Featuring employee stories can really shine light into the realities of the company’s culture and provide transparency to applicants.
It is one of the most valuable types of recruitment marketing content you can create.
22. Use storytelling
Let’s take a look at one of Intuit’s team member’s pages. Morag Hadad’s page is a great example of using storytelling to engage visitors.
The story begins with a professional section where Morag shares how she has grown as a professional since starting with Intuit.
By using themes of growth and skills development, visitors begin to envision a workplace where they could advance their careers and be supported.
Morag also highlights how much fun she has working at Intuit and the good connections she has built with coworkers. This is important for attracting Millennial candidates.
The personal section at the bottom is another smart move. Having a personal note shows that your culture values bringing your whole self to work.
23. Keep the user intent top of mind
Anyone that’s visiting your career pages is there because they are looking for work.
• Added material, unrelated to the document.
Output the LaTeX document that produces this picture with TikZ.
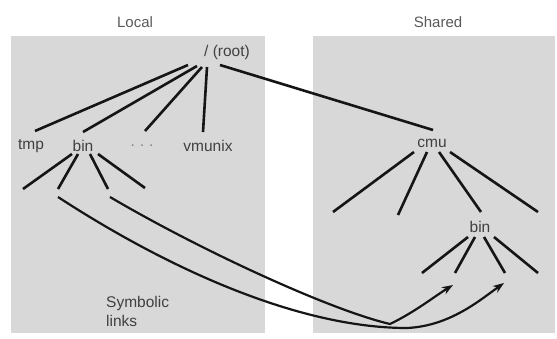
\documentclass[tikz,border=0pt]{standalone}
\usepackage{fontspec}
\setmainfont{Liberation Sans}
\usetikzlibrary{arrows.meta}
\definecolor{panelgray}{HTML}{D8D8D8}
\definecolor{txtgray}{HTML}{404040}
\definecolor{ttlgray}{HTML}{5A5A5A}
\definecolor{linecol}{HTML}{151515}
\tikzset{
  panel/.style={fill=panelgray, draw=none},
  ttl/.style={text=ttlgray, font=\fontsize{15}{18}\selectfont, inner sep=0pt},
  lbl/.style={text=txtgray, font=\fontsize{15.5}{18}\selectfont, inner sep=0pt},
  edge/.style={draw=linecol, line width=2.6pt},
  link/.style={draw=linecol, line width=2.2pt, -{Stealth[length=11pt,width=8pt]}}
}
\begin{document}
\begin{tikzpicture}[x=1pt,y=-1pt]
\useasboundingbox (0,0) rectangle (557,338);
\fill[panel] (11,36) rectangle (265,333);
\fill[panel] (313,36) rectangle (555,333);
\node[ttl] (ltitle) at (135,22) {Local};
\node[ttl] (stitle) at (438,22) {Shared};
\node[lbl] (root) at (227,52) {/ (root)};
\node[lbl] (tmp) at (31,146) {tmp};
\node[lbl] (bin) at (83,146) {bin};
\node[lbl, text=gray] (dots) at (142,146) {.\hspace{5pt}.\hspace{5pt}.};
\node[lbl] (vmunix) at (208,146) {vmunix};
\node[lbl] (cmu) at (432,143) {cmu};
\node[lbl] (sbin) at (480,227) {bin};
\node[lbl, anchor=west, align=left] (sym) at (106,311) {Symbolic\\[1pt]links};
% root branches
\coordinate (ra) at (188,65); \coordinate (rb) at (197,66);
\coordinate (rc) at (202,67); \coordinate (rd) at (207,67);
\coordinate (re) at (220,65);
\coordinate (tmpt) at (35,131); \coordinate (bint) at (83,132);
\coordinate (dotst) at (145,131); \coordinate (vmt) at (203,132);
\coordinate (cmut) at (433,130);
\draw[edge] (ra) -- (tmpt);
\draw[edge] (rb) -- (bint);
\draw[edge] (rc) -- (dotst);
\draw[edge] (rd) -- (vmt);
\draw[edge] (re) -- (cmut);
% local bin children
\coordinate (b1) at (72,154); \coordinate (b2) at (78,154);
\coordinate (b3) at (90,154); \coordinate (b4) at (98,154);
\coordinate (l1) at (23,189); \coordinate (l2) at (58,189);
\coordinate (l3) at (108,189); \coordinate (l4) at (145,188);
\draw[edge] (b1) -- (l1);
\draw[edge] (b2) -- (l2);
\draw[edge] (b3) -- (l3);
\draw[edge] (b4) -- (l4);
% cmu children
\coordinate (c1) at (414,152); \coordinate (c2) at (427,152);
\coordinate (c3) at (439,152); \coordinate (c4) at (450,152);
\coordinate (m1) at (333,212); \coordinate (m2) at (398,215);
\coordinate (m3) at (481,212); \coordinate (m4) at (538,212);
\draw[edge] (c1) -- (m1);
\draw[edge] (c2) -- (m2);
\draw[edge] (c3) -- (m3);
\draw[edge] (c4) -- (m4);
% shared bin children
\coordinate (s1) at (468,237); \coordinate (s2) at (475,237);
\coordinate (s3) at (484,237); \coordinate (s4) at (494,237);
\coordinate (t1) at (422,273); \coordinate (t2) at (455,273);
\coordinate (t3) at (505,273); \coordinate (t4) at (538,273);
\draw[edge] (s1) -- (t1);
\draw[edge] (s2) -- (t2);
\draw[edge] (s3) -- (t3);
\draw[edge] (s4) -- (t4);
% symbolic links
\coordinate (k1) at (110,197); \coordinate (k2) at (58,197);
\coordinate (a1) at (453,285); \coordinate (a2) at (504,283);
\draw[link] (k1) .. controls (200,250) and (330,310) .. (390,324)
  .. controls (415,312) and (435,296) .. (a1);
\draw[link] (k2) .. controls (170,270) and (300,328) .. (407,328)
  .. controls (450,326) and (480,300) .. (a2);
\end{tikzpicture}
\end{document}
You always want to keep that in mind.
Wherever they are in your career pages they should be easily able to find a button to get to your jobs.
Be sure to apply the best practices you’ve learned to small nav buttons too.
Look at the screenshot in the section above.
The bright orange color of the “search jobs” button immediately catches visitors’ eyes and makes it easy to access job listings.
The copywriting just above the button “See where you could start making an impact” aligns with the current workforce’s expectations that they make an impact with their jobs.
The “you” Intuit uses gets their visitors thinking about how they would fit with the company.
Your careers page really matters
It’s where your candidates go. If someone takes the time to find and navigate to your careers page…you can bet they’re interested. They’re really interested in working specifically at your company.
They’re not just puttering around a job board applying to everything that catches their eye.
So treat your careers page with the importance it deserves. It’s where your most interested potential candidates are coming to learn about your company.